— start —

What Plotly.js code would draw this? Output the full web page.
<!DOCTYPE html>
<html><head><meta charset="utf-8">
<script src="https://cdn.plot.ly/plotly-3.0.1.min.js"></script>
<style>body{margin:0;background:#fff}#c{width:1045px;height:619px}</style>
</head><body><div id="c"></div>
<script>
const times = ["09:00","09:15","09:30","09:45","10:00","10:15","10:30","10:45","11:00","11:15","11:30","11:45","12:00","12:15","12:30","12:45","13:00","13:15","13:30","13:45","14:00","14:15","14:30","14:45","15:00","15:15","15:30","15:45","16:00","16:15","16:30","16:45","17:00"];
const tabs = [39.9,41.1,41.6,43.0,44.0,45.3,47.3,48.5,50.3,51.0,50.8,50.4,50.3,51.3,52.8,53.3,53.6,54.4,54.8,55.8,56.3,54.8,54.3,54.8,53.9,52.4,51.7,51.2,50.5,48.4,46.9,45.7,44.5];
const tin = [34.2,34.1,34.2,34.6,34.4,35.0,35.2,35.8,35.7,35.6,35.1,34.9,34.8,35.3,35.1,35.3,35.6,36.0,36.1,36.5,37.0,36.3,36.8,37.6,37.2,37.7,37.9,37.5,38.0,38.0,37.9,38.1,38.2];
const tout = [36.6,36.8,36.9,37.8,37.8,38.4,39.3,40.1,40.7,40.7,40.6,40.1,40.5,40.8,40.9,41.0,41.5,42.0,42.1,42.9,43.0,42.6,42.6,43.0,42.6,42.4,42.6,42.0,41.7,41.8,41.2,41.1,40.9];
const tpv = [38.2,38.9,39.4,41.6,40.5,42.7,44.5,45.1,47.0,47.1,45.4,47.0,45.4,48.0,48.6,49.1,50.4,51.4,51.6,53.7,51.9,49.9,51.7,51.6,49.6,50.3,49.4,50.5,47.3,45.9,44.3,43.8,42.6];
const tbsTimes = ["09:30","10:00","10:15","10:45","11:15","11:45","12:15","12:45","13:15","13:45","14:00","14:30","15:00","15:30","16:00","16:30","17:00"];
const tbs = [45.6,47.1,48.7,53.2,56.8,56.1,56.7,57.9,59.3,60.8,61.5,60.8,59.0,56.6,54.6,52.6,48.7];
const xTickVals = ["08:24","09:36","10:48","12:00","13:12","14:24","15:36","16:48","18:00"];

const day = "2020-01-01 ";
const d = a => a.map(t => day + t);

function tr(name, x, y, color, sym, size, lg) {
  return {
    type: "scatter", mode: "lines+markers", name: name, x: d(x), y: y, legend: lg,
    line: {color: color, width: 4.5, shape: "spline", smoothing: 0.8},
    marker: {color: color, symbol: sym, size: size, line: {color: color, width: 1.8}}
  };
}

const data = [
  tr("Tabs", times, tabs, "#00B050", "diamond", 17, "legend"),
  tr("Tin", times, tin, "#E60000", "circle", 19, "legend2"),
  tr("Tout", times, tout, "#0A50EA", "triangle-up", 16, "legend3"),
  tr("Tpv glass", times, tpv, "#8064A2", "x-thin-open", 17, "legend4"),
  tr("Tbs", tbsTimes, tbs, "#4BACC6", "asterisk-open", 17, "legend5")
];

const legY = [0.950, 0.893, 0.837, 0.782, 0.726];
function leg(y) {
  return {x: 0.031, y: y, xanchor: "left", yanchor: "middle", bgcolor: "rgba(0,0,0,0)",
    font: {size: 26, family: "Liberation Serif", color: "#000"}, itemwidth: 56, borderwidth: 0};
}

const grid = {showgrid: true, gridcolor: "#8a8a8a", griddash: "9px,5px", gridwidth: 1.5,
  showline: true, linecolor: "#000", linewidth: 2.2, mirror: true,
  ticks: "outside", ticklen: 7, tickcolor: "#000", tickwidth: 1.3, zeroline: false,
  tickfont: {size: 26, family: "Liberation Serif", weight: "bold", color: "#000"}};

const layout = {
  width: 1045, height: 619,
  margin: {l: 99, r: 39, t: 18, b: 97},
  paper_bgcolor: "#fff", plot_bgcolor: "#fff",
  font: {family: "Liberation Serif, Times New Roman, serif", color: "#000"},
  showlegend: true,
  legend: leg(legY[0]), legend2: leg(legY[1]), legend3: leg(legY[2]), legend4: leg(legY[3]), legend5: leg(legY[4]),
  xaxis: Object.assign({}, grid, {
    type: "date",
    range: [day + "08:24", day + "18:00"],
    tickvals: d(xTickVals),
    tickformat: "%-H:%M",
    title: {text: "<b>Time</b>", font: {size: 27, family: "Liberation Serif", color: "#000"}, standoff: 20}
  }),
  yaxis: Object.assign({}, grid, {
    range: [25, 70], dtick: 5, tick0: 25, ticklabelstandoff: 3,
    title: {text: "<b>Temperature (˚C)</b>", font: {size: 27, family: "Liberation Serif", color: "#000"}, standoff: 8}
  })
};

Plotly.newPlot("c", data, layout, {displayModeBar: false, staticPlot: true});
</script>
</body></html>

— end —

### EXERCISE AIM
Output the whole listing above again, word for word.

### TASK SOLUTION
What Plotly.js code would draw this? Output the full web page.
<!DOCTYPE html>
<html><head><meta charset="utf-8">
<script src="https://cdn.plot.ly/plotly-3.0.1.min.js"></script>
<style>body{margin:0;background:#fff}#c{width:1045px;height:619px}</style>
</head><body><div id="c"></div>
<script>
const times = ["09:00","09:15","09:30","09:45","10:00","10:15","10:30","10:45","11:00","11:15","11:30","11:45","12:00","12:15","12:30","12:45","13:00","13:15","13:30","13:45","14:00","14:15","14:30","14:45","15:00","15:15","15:30","15:45","16:00","16:15","16:30","16:45","17:00"];
const tabs = [39.9,41.1,41.6,43.0,44.0,45.3,47.3,48.5,50.3,51.0,50.8,50.4,50.3,51.3,52.8,53.3,53.6,54.4,54.8,55.8,56.3,54.8,54.3,54.8,53.9,52.4,51.7,51.2,50.5,48.4,46.9,45.7,44.5];
const tin = [34.2,34.1,34.2,34.6,34.4,35.0,35.2,35.8,35.7,35.6,35.1,34.9,34.8,35.3,35.1,35.3,35.6,36.0,36.1,36.5,37.0,36.3,36.8,37.6,37.2,37.7,37.9,37.5,38.0,38.0,37.9,38.1,38.2];
const tout = [36.6,36.8,36.9,37.8,37.8,38.4,39.3,40.1,40.7,40.7,40.6,40.1,40.5,40.8,40.9,41.0,41.5,42.0,42.1,42.9,43.0,42.6,42.6,43.0,42.6,42.4,42.6,42.0,41.7,41.8,41.2,41.1,40.9];
const tpv = [38.2,38.9,39.4,41.6,40.5,42.7,44.5,45.1,47.0,47.1,45.4,47.0,45.4,48.0,48.6,49.1,50.4,51.4,51.6,53.7,51.9,49.9,51.7,51.6,49.6,50.3,49.4,50.5,47.3,45.9,44.3,43.8,42.6];
const tbsTimes = ["09:30","10:00","10:15","10:45","11:15","11:45","12:15","12:45","13:15","13:45","14:00","14:30","15:00","15:30","16:00","16:30","17:00"];
const tbs = [45.6,47.1,48.7,53.2,56.8,56.1,56.7,57.9,59.3,60.8,61.5,60.8,59.0,56.6,54.6,52.6,48.7];
const xTickVals = ["08:24","09:36","10:48","12:00","13:12","14:24","15:36","16:48","18:00"];

const day = "2020-01-01 ";
const d = a => a.map(t => day + t);

function tr(name, x, y, color, sym, size, lg) {
  return {
    type: "scatter", mode: "lines+markers", name: name, x: d(x), y: y, legend: lg,
    line: {color: color, width: 4.5, shape: "spline", smoothing: 0.8},
    marker: {color: color, symbol: sym, size: size, line: {color: color, width: 1.8}}
  };
}

const data = [
  tr("Tabs", times, tabs, "#00B050", "diamond", 17, "legend"),
  tr("Tin", times, tin, "#E60000", "circle", 19, "legend2"),
  tr("Tout", times, tout, "#0A50EA", "triangle-up", 16, "legend3"),
  tr("Tpv glass", times, tpv, "#8064A2", "x-thin-open", 17, "legend4"),
  tr("Tbs", tbsTimes, tbs, "#4BACC6", "asterisk-open", 17, "legend5")
];

const legY = [0.950, 0.893, 0.837, 0.782, 0.726];
function leg(y) {
  return {x: 0.031, y: y, xanchor: "left", yanchor: "middle", bgcolor: "rgba(0,0,0,0)",
    font: {size: 26, family: "Liberation Serif", color: "#000"}, itemwidth: 56, borderwidth: 0};
}

const grid = {showgrid: true, gridcolor: "#8a8a8a", griddash: "9px,5px", gridwidth: 1.5,
  showline: true, linecolor: "#000", linewidth: 2.2, mirror: true,
  ticks: "outside", ticklen: 7, tickcolor: "#000", tickwidth: 1.3, zeroline: false,
  tickfont: {size: 26, family: "Liberation Serif", weight: "bold", color: "#000"}};

const layout = {
  width: 1045, height: 619,
  margin: {l: 99, r: 39, t: 18, b: 97},
  paper_bgcolor: "#fff", plot_bgcolor: "#fff",
  font: {family: "Liberation Serif, Times New Roman, serif", color: "#000"},
  showlegend: true,
  legend: leg(legY[0]), legend2: leg(legY[1]), legend3: leg(legY[2]), legend4: leg(legY[3]), legend5: leg(legY[4]),
  xaxis: Object.assign({}, grid, {
    type: "date",
    range: [day + "08:24", day + "18:00"],
    tickvals: d(xTickVals),
    tickformat: "%-H:%M",
    title: {text: "<b>Time</b>", font: {size: 27, family: "Liberation Serif", color: "#000"}, standoff: 20}
  }),
  yaxis: Object.assign({}, grid, {
    range: [25, 70], dtick: 5, tick0: 25, ticklabelstandoff: 3,
    title: {text: "<b>Temperature (˚C)</b>", font: {size: 27, family: "Liberation Serif", color: "#000"}, standoff: 8}
  })
};

Plotly.newPlot("c", data, layout, {displayModeBar: false, staticPlot: true});
</script>
</body></html>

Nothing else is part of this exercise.